Airplane-style overhead bins with lids have been replaced by open luggage racks. Additional contactless storage is available at the ends of the cars.

More accessible

Accessibility is a major focus of the new trains.

For starters, Amtrak made it easier for passengers to find the correct car by distinguishing first class with red doors and business class with white doors. Boarding the trains is also easier thanks to retractable bridge plates. Similarly, level walkways make getting between cars seamless.

Aisles are wide enough to accommodate wheelchair users and the headrests have handles on the sides to aid customers walking through the train. Meanwhile, the new displays help the visually impaired.

All cars will offer an accessible space for people with disabilities, including the cafe car. The bathrooms are also spacious and fully Americans with Disabilities Act-compliant, with enough room for a 60-inch turning diameter. Additionally, bathrooms now offer changing tables.

Bottom line

Amtrak’s Acela fleet is undergoing a major and, frankly, much needed revitalization.
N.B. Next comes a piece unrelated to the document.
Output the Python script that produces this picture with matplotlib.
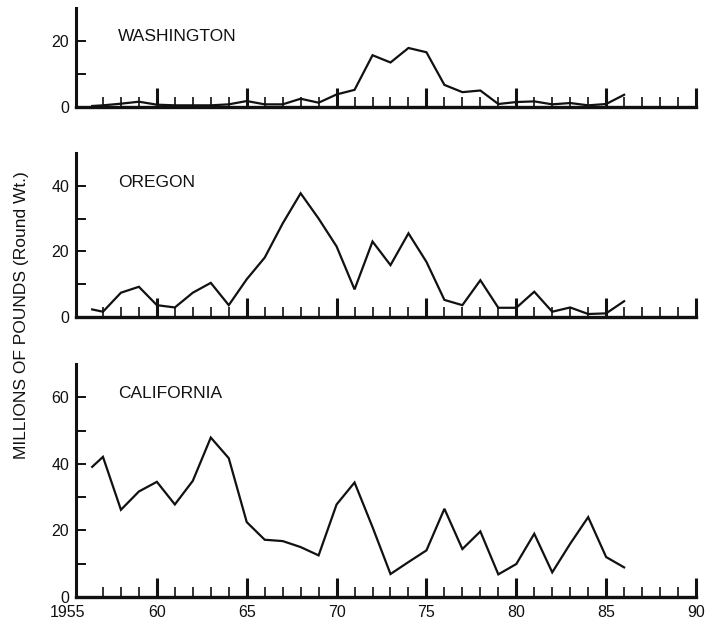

The new interiors are bright, modern and airy. Although recline is basically nonexistent with the new seats, it’s nice to see that Amtrak didn’t reduce legroom or make seats tighter as it did on some other new trains. After all, recline is less important on these daytime, business-heavy trains.

In addition to offering nearly 25% more seats per train set, Amtrak is increasing capacity by growing its Acela fleet from 20 train sets to 28 so there will be more frequent service.

The only problem? You’ll have to wait until at least the fall of 2023 for the chance to ride on this train.